Today it was a very hungover Saturday, so anything small or healthy was immediately ruled out. Our slow-functioning minds meant that we drifted from Angel tube almost to the top of Upper Street, grumbling about how hungry we were, but being too indecisive to choose any of the places on show. And so we stumbled across red and blue front of The Fish and Chip Shop. It was a exactly what we needed.
This is a very Upper Street version of the classic chippy. If you’re expecting grease stained white walls, a smell of vinegar and plastic tables to crouch over, then you’ll be in for a surprise. This is a chippy with a Yuppie’s makeover- dark wood, leather booths, cool artwork and a cocktail list. This follows in the trend in recent years of what is essentially take-away food given a good sprucing up. First came the burger joints, then there was champagne and hotdogs at Bubbledogs, and now rather than Irn Bru washing down your salty chips, it’s an elderflower and Prosecco cocktail. Next it will be kebabs with caviar. But despite this considerable makeover, the largely Yuppie crowd and the classic trendy bearded London waiters, it still managed to have a traditional chippy feel.
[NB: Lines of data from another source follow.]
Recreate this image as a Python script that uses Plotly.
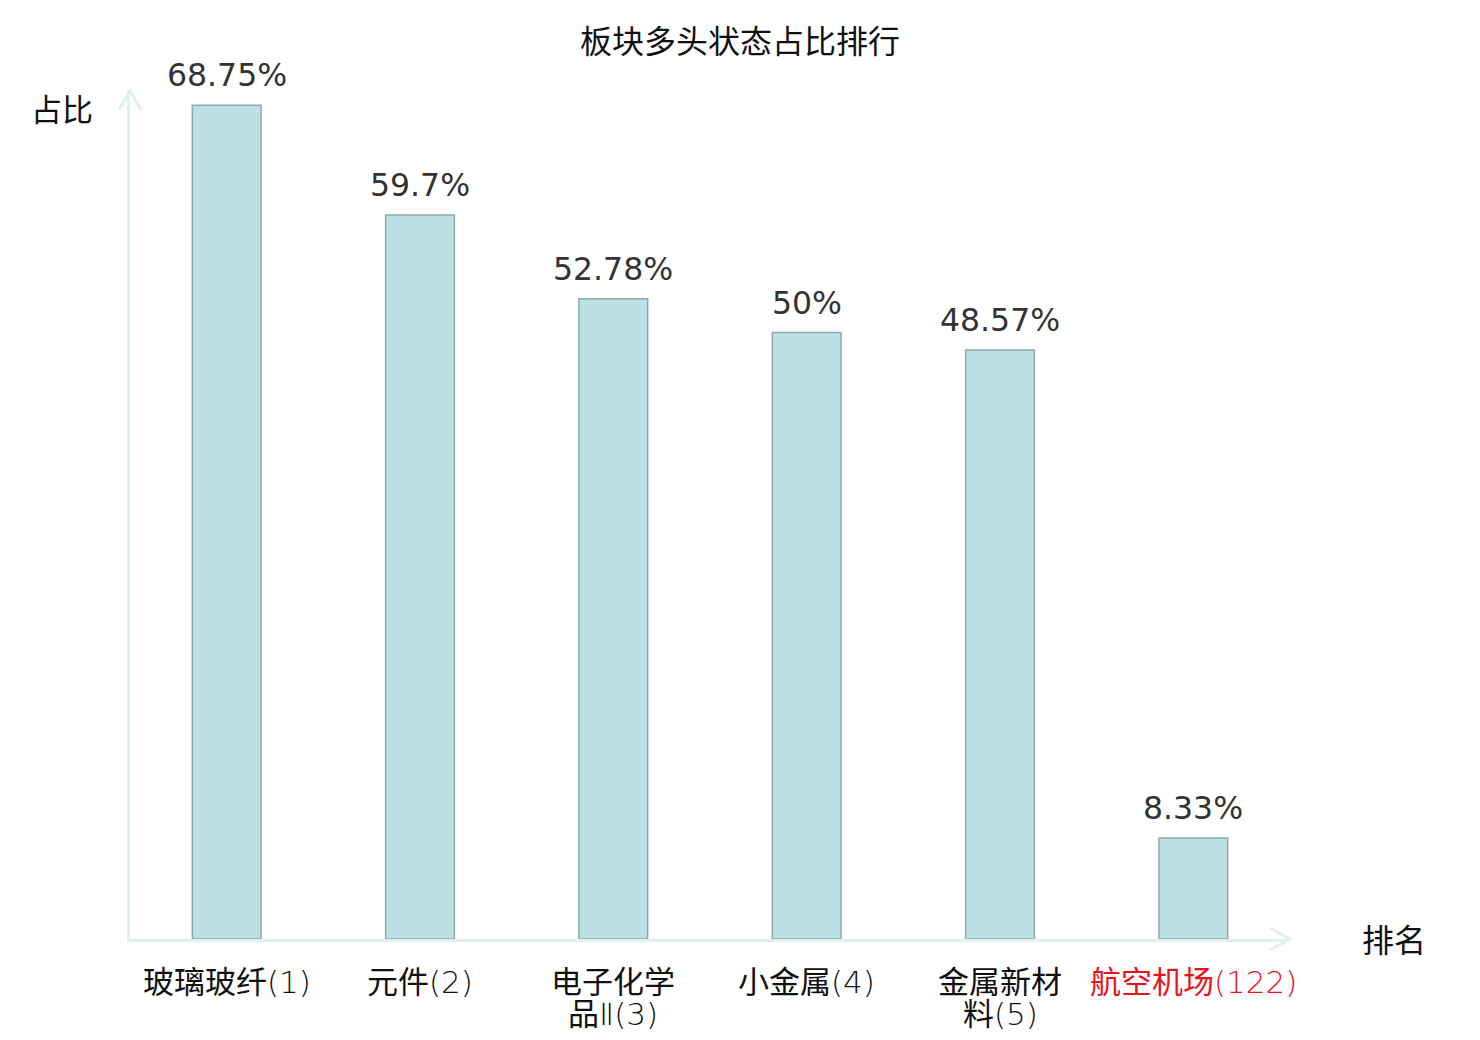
import re
import plotly.graph_objects as go

# chart data
sectors = ["玻璃玻纤(1)", "元件(2)", "电子化学<br>品Ⅱ(3)", "小金属(4)", "金属新材<br>料(5)", "航空机场(122)"]
ratios = [68.75, 59.7, 52.78, 50, 48.57, 8.33]
ratio_labels = ["68.75%", "59.7%", "52.78%", "50%", "48.57%", "8.33%"]
highlight = "航空机场(122)"

font_family = "DejaVu Sans, Noto Sans CJK SC"
axis_color = "#dff1ef"


def thin_latin(text):
    # the non-CJK part of the category labels is drawn in a thin face
    return re.sub(r"([^\u4e00-\u9fff]+)",
                  r"<span style='font-family:DejaVu Sans;font-weight:200'>\1</span>",
                  text)


fig = go.Figure()

fig.add_trace(go.Bar(
    x=sectors,
    y=ratios,
    width=0.355,
    marker=dict(color="#bce0e3", line=dict(color="#8fa9aa", width=1.5)),
    hoverinfo="x+y",
))

fig.update_layout(
    width=1464,
    height=1024,
    margin=dict(l=122, r=182, t=82, b=93),
    plot_bgcolor="white",
    paper_bgcolor="white",
    showlegend=False,
    font=dict(family=font_family, size=31, color="#111111"),
    title=dict(text="板块多头状态占比排行", x=0.5, xanchor="center",
               y=0.967, yanchor="middle", font=dict(size=32, color="#111111")),
)

fig.update_xaxes(
    range=[-0.5, len(sectors) - 0.5],
    showline=True,
    linecolor=axis_color,
    linewidth=3,
    ticks="",
    showticklabels=False,
    showgrid=False,
    fixedrange=True,
)
fig.update_yaxes(
    range=[0, 70],
    showline=True,
    linecolor=axis_color,
    linewidth=3,
    showticklabels=False,
    ticks="",
    showgrid=False,
    zeroline=False,
    fixedrange=True,
)

# value labels above bars
for s, v, lab in zip(sectors, ratios, ratio_labels):
    fig.add_annotation(text=lab, x=s, y=v, xref="x", yref="y",
                       yanchor="bottom", yshift=10, showarrow=False,
                       font=dict(size=31.5, color="#333333", family=font_family))

# category labels under the axis, one annotation per line
for s in sectors:
    color = "#e8141c" if s == highlight else "#111111"
    for i, line in enumerate(s.split("<br>")):
        fig.add_annotation(text=thin_latin(line), x=s, y=0, xref="x", yref="y",
                           yanchor="middle", yshift=-43 - 32 * i, showarrow=False,
                           font=dict(size=31, color=color, family=font_family))

# arrow heads on the axes
fig.add_shape(type="path", xref="paper", yref="paper",
              xsizemode="pixel", ysizemode="pixel", xanchor=1, yanchor=0,
              path="M -20,11 L 0,0 L -20,-11",
              line=dict(color=axis_color, width=3))
fig.add_shape(type="path", xref="paper", yref="paper",
              xsizemode="pixel", ysizemode="pixel", xanchor=0, yanchor=1,
              path="M -11,-20 L 0,0 L 11,-20",
              line=dict(color=axis_color, width=3))

# axis names
fig.add_annotation(text="占比", xref="paper", yref="paper", x=0, y=1,
                   xshift=-35, yshift=-20, xanchor="right", yanchor="middle",
                   showarrow=False, font=dict(size=31, color="#111111"))
fig.add_annotation(text="排名", xref="paper", yref="paper", x=1, y=0,
                   xshift=70, yshift=-2, xanchor="left", yanchor="middle",
                   showarrow=False, font=dict(size=32, color="#111111"))

fig.write_html("out.html")
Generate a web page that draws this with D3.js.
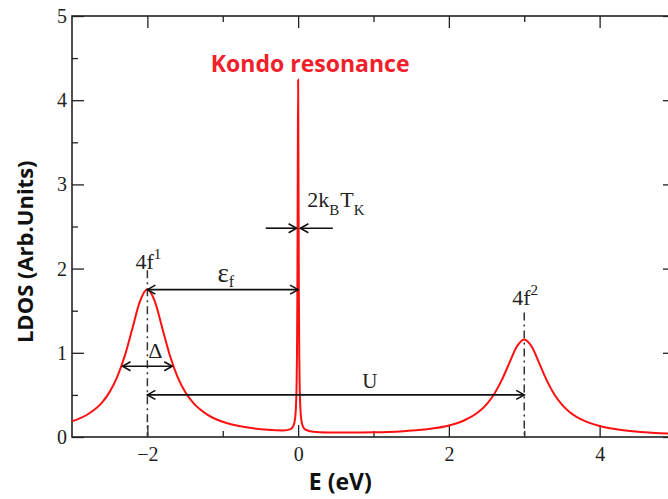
<!DOCTYPE html>
<html>
<head>
<meta charset="utf-8">
<script src="https://cdn.jsdelivr.net/npm/d3@7"></script>
<style>
  body { margin: 0; background: #fff; }
  svg { display: block; }
  .tick text { font-family: "Liberation Serif", "DejaVu Serif", serif; font-size: 20px; fill: #222; }
  .ann { font-family: "Liberation Serif", "DejaVu Serif", serif; fill: #222; }
</style>
</head>
<body>
<div id="chart"></div>
<script>
// LDOS curve (E in eV, LDOS in arb. units)
var energy = [-3, -2.8, -2.6, -2.5, -2.4, -2.3, -2.2, -2.1, -2.0, -1.9, -1.8, -1.7, -1.6, -1.5, -1.4,
  -1.2, -1.0, -0.8, -0.6, -0.4, -0.2, -0.1, -0.06, -0.04, -0.03, -0.02, -0.015, -0.01, -0.005,
  0, 0.005, 0.01, 0.015, 0.02, 0.03, 0.04, 0.06, 0.1, 0.2, 0.4, 0.6, 0.8, 1.0, 1.2, 1.4, 1.6, 1.8,
  2.0, 2.2, 2.4, 2.5, 2.6, 2.7, 2.8, 2.9, 3.0, 3.1, 3.2, 3.3, 3.4, 3.5, 3.6, 3.8, 4.0, 4.2, 4.4,
  4.6, 4.8, 5.0];
var ldos = [0.186, 0.264, 0.411, 0.536, 0.714, 0.963, 1.285, 1.608, 1.756, 1.609, 1.286, 0.965, 0.715, 0.538, 0.414,
  0.263, 0.181, 0.133, 0.103, 0.085, 0.078, 0.093, 0.137, 0.223, 0.343, 0.643, 0.993, 1.693, 3.073,
  4.242, 3.071, 1.691, 0.990, 0.640, 0.340, 0.220, 0.133, 0.086, 0.063, 0.054, 0.052, 0.053, 0.055, 0.060, 0.069, 0.082, 0.103,
  0.137, 0.196, 0.302, 0.388, 0.508, 0.672, 0.875, 1.071, 1.158, 1.071, 0.874, 0.670, 0.505, 0.385, 0.298, 0.191, 0.131, 0.095, 0.072,
  0.057, 0.046, 0.038];

var xMajor = [-2, 0, 2, 4];
var xMinor = [-1, 1, 3];
var yMajor = [0, 1, 2, 3, 4, 5];
var yMinor = [0.5, 1.5, 2.5, 3.5, 4.5];

// peak markers: dash-dot guide from top value down to zero
var peakE = [-2, 3];
var peakSup = ["1", "2"];
var peakLabelY = [2.0, 1.57];
var peakGuideTop = [1.98, 1.48];

// double / single arrows, in data units
var arrows = [
  {x1: -2, x2: 0, y: 1.75, start: true, end: true},      // eps_f
  {x1: -2.33, x2: -1.67, y: 0.84, start: true, end: true}, // Delta
  {x1: -2, x2: 3, y: 0.5, start: true, end: true},       // U
  {x1: -0.43, x2: -0.02, y: 2.48, start: false, end: true}, // 2kBTK left
  {x1: 0.46, x2: 0.03, y: 2.48, start: false, end: true}    // 2kBTK right
];

var width = 668, height = 499;
var margin = {top: 16, left: 72, bottom: 62};
var plotW = 603, plotH = height - margin.top - margin.bottom;

var svg = d3.select("#chart").append("svg")
  .attr("width", width).attr("height", height);

var x = d3.scaleLinear().domain([-3, 5]).range([margin.left, margin.left + plotW]);
var y = d3.scaleLinear().domain([0, 5]).range([margin.top + plotH, margin.top]);

var defs = svg.append("defs");
defs.append("clipPath").attr("id", "plotclip")
  .append("rect").attr("x", x(-3)).attr("y", y(5)).attr("width", plotW).attr("height", plotH);
defs.append("marker")
  .attr("id", "head")
  .attr("markerUnits", "userSpaceOnUse")
  .attr("viewBox", "-10 -6 12 12")
  .attr("refX", 0).attr("refY", 0)
  .attr("markerWidth", 12).attr("markerHeight", 12)
  .attr("orient", "auto-start-reverse")
  .append("path")
  .attr("d", "M-8,-4.5L0,0L-8,4.5")
  .attr("fill", "none").attr("stroke", "#111").attr("stroke-width", 1.6);

// axes (ticks pointing inwards, mirrored on top/right)
function styleAxis(g) {
  g.select(".domain").remove();
  g.selectAll(".tick line").attr("stroke", "#222").attr("stroke-width", 1.3);
}
var fmt = d3.format("");
svg.append("g").attr("transform", "translate(0," + y(0) + ")")
  .call(d3.axisBottom(x).tickValues(xMajor).tickSize(-12).tickSizeOuter(0).tickPadding(10).tickFormat(fmt))
  .call(styleAxis);
svg.append("g").attr("transform", "translate(0," + y(0) + ")")
  .call(d3.axisBottom(x).tickValues(xMinor).tickSize(-6).tickFormat(""))
  .call(styleAxis);
svg.append("g").attr("transform", "translate(0," + y(5) + ")")
  .call(d3.axisTop(x).tickValues(xMajor).tickSize(-12).tickFormat(""))
  .call(styleAxis);
svg.append("g").attr("transform", "translate(0," + y(5) + ")")
  .call(d3.axisTop(x).tickValues(xMinor).tickSize(-6).tickFormat(""))
  .call(styleAxis);
svg.append("g").attr("transform", "translate(" + x(-3) + ",0)")
  .call(d3.axisLeft(y).tickValues(yMajor).tickSize(-12).tickPadding(5).tickFormat(d3.format("d")))
  .call(styleAxis);
svg.append("g").attr("transform", "translate(" + x(-3) + ",0)")
  .call(d3.axisLeft(y).tickValues(yMinor).tickSize(-6).tickFormat(""))
  .call(styleAxis);
svg.append("g").attr("transform", "translate(" + x(5) + ",0)")
  .call(d3.axisRight(y).tickValues(yMajor).tickSize(-12).tickFormat(""))
  .call(styleAxis);
svg.append("g").attr("transform", "translate(" + x(5) + ",0)")
  .call(d3.axisRight(y).tickValues(yMinor).tickSize(-6).tickFormat(""))
  .call(styleAxis);

svg.append("rect")
  .attr("x", x(-3)).attr("y", y(5)).attr("width", plotW).attr("height", plotH)
  .attr("fill", "none").attr("stroke", "#222").attr("stroke-width", 1.6);

// dash-dot guides at the Hubbard peaks
svg.selectAll(".guide").data(peakE).enter().append("line")
  .attr("class", "guide")
  .attr("x1", function(d){ return x(d); }).attr("x2", function(d){ return x(d); })
  .attr("y1", function(d, i){ return y(peakGuideTop[i]); }).attr("y2", y(0))
  .attr("stroke", "#333").attr("stroke-width", 1.5)
  .attr("stroke-dasharray", "8,4,2,4");

// the LDOS curve
var pts = energy.map(function(e, i){ return [e, ldos[i]]; });
var line = d3.line().x(function(d){ return x(d[0]); }).y(function(d){ return y(d[1]); })
  .curve(d3.curveMonotoneX);
svg.append("path")
  .datum(pts)
  .attr("clip-path", "url(#plotclip)")
  .attr("d", line)
  .attr("fill", "none").attr("stroke", "#ff1010").attr("stroke-width", 2);

// arrows
svg.selectAll(".arrow").data(arrows).enter().append("line")
  .attr("class", "arrow")
  .attr("x1", function(d){ return x(d.x1); }).attr("x2", function(d){ return x(d.x2); })
  .attr("y1", function(d){ return y(d.y); }).attr("y2", function(d){ return y(d.y); })
  .attr("stroke", "#111").attr("stroke-width", 1.6)
  .attr("marker-start", function(d){ return d.start ? "url(#head)" : null; })
  .attr("marker-end", function(d){ return d.end ? "url(#head)" : null; });

// peak labels 4f^1, 4f^2
peakE.forEach(function(e, i){
  var t = svg.append("text").attr("class", "ann")
    .attr("x", x(e) - 12).attr("y", y(peakLabelY[i]))
    .style("font-size", "22px");
  t.append("tspan").text("4f");
  t.append("tspan").attr("dy", -10).style("font-size", "15px").text(peakSup[i]);
});

// epsilon_f
var ef = svg.append("text").attr("class", "ann")
  .attr("x", x(-1.07)).attr("y", y(1.84)).style("font-size", "27px");
ef.append("tspan").text("\u03b5");
ef.append("tspan").attr("dy", 5).style("font-size", "16px").text("f");

// Delta
svg.append("text").attr("class", "ann")
  .attr("x", x(-1.99)).attr("y", y(0.94)).style("font-size", "22px").text("\u0394");

// U
svg.append("text").attr("class", "ann")
  .attr("x", x(0.95)).attr("y", y(0.58)).attr("text-anchor", "middle")
  .style("font-size", "21px").text("U");

// 2 k_B T_K
var kt = svg.append("text").attr("class", "ann")
  .attr("x", x(0.12)).attr("y", y(2.73)).style("font-size", "22px");
kt.append("tspan").text("2k");
kt.append("tspan").attr("dy", 8).style("font-size", "15px").text("B");
kt.append("tspan").attr("dy", -8).attr("dx", 1).text("T");
kt.append("tspan").attr("dy", 8).style("font-size", "15px").text("K");

// Kondo resonance title
svg.append("text")
  .attr("x", x(0.16)).attr("y", y(4.33)).attr("text-anchor", "middle")
  .style("font-family", "'Open Sans', sans-serif").style("font-weight", "bold")
  .style("font-size", "23px").attr("fill", "#f2202a")
  .text("Kondo resonance");

// axis titles
svg.append("text")
  .attr("x", x(0.56)).attr("y", 490).attr("text-anchor", "middle")
  .style("font-family", "'Open Sans', sans-serif").style("font-weight", "bold")
  .style("font-size", "23px").attr("fill", "#111")
  .text("E (eV)");
svg.append("text")
  .attr("transform", "translate(33," + y(2.2) + ") rotate(-90)")
  .attr("text-anchor", "middle")
  .style("font-family", "'Open Sans', sans-serif").style("font-weight", "bold")
  .style("font-size", "22px").attr("fill", "#111")
  .text("LDOS (Arb.Units)");
</script>
</body>
</html>
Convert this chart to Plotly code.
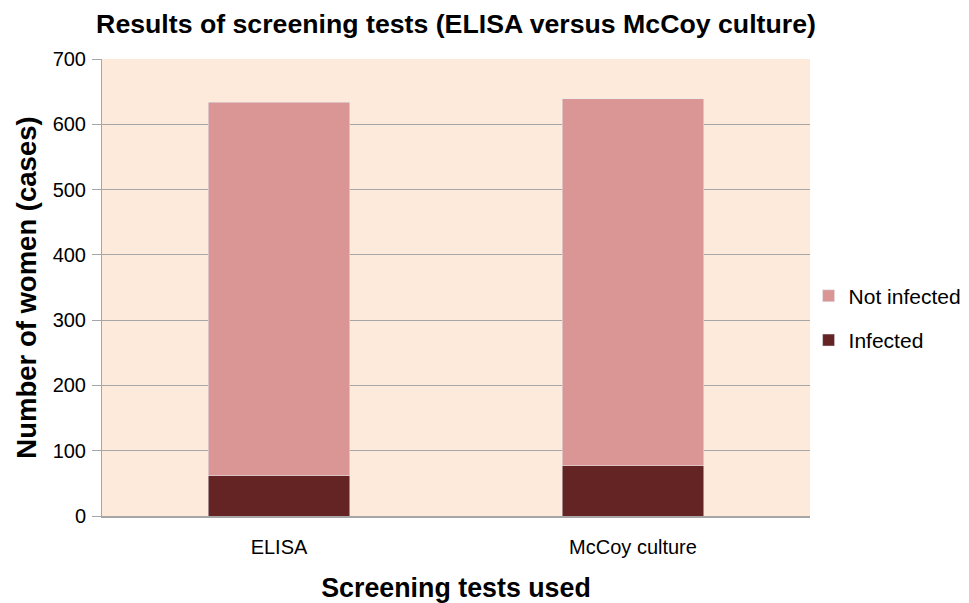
import plotly.graph_objects as go

categories = ["ELISA", "McCoy culture"]
infected = [62, 77]
not_infected = [572, 562]
y_ticks = [0, 100, 200, 300, 400, 500, 600, 700]

fig = go.Figure()
fig.add_trace(go.Bar(name="Infected", x=categories, y=infected, marker_color="#632423",
                     legendgroup="a", legendrank=2))
fig.add_trace(go.Bar(name="Not infected", x=categories, y=not_infected, marker_color="#D99694",
                     legendgroup="b", legendrank=1))

# The page body has an 8px margin; the figure is sized to fit the 969x603 window.
W, H = 961, 595
font_family = "Liberation Sans, Arial, sans-serif"
fig.update_layout(
    barmode="stack",
    bargap=0.6,
    width=W, height=H,
    margin=dict(l=94, r=159, t=51, b=87, autoexpand=False),
    paper_bgcolor="white",
    plot_bgcolor="#FDEADA",
    font=dict(family=font_family, size=20, color="black"),
    title=dict(text="<b>Results of screening tests (ELISA versus McCoy culture)</b>",
               x=448/W, xanchor="center", y=1-16/H, yanchor="middle",
               font=dict(size=26.7, color="black")),
    legend=dict(x=0.998, xanchor="left", y=0.433, yanchor="middle",
                traceorder="grouped",
                font=dict(size=21), itemwidth=30, tracegroupgap=14,
                bgcolor="rgba(0,0,0,0)"),
    showlegend=True,
)
fig.update_yaxes(
    range=[0, 700], tickvals=y_ticks, showgrid=True, gridcolor="#A6A6A6", gridwidth=1,
    showline=True, linecolor="#A6A6A6", linewidth=1, ticks="outside", ticklen=9,
    tickcolor="#A6A6A6", zeroline=False, automargin=False, ticklabelstandoff=2,
    title=dict(text="<b>Number of women (cases)</b>", font=dict(size=27.5), standoff=8),
    tickfont=dict(size=20),
)
fig.update_xaxes(
    showline=True, linecolor="#A6A6A6", linewidth=2, ticks="", automargin=False,
    ticklabelstandoff=12,
    title=dict(text="<b>Screening tests used</b>", font=dict(size=26.8), standoff=26),
    tickfont=dict(size=20),
)
fig.write_html("out.html")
We were shown to a booth, and handed the brown paper menus that is made up of simply cooked, unpretentious and what turned out to be really tasty food. For starters you’ll see things like a prawn cocktail and crab on toast. Then there’s a selection of butties, main dishes and good old fish and chips.
A sharing portion of London particular fritters (£9) was an excellent way to kick things off. Five lightly battered crushed pea and mint fritters with chunks of ham hock, and a mustard dip. They were no mushy peas, but as far as substitutes go, this was right up there with the best.
Then came the main event- Camden Hells battered haddock (£9.50). A good-sized (it looks a lot smaller in the photo) crispy battered fish cleanly presented with a slice of lemon. It was soon to be lathered in chunky tartar sauce and a big blob of ketchup. The beer had done it’s job because the batter was perfect- thin and crispy, closer to a thick tempura than the greasy batter I’ve become accustomed to.
With it we went for a chip butty with curry sauce, good value at £4. Like all good butties the bread was covered in butter that had melted from the heat of the chips. The chips were great, but were let down by the curry sauce. It was too thin and tangy, rather than the gloopy deep coloured sauce that my palate has grown used to.
The waiters were excellent. They seemed to sense that we were hungover and in desperate need of food and weren’t in the mood to wait around. They were informative, chatty and passionate about working there. From our seat we could see the pass, and it was good to see that each waiter took care to check how each dish looked, sligtly tweaking it, or polishing away any finger prints before seving it. This is definitely something I’ve never experienced in a chippy before.
The Fish and Chip Shop won’t set your taste-buds alight, but it ticks every box in delivering good quality fish and chips for a reasonable price. Although we didn’t drink, we ate enough to fill anybody, and the bill was just over £20 a head with service. These days you’d struggle to get good fish and chips from a take-away for much less than £7, so at £12.50 you can’t argue. It’s a perfect place for an informal meal, or for a lazy afternoon where you can eat your way through a hangover. I’ll definitely be going back.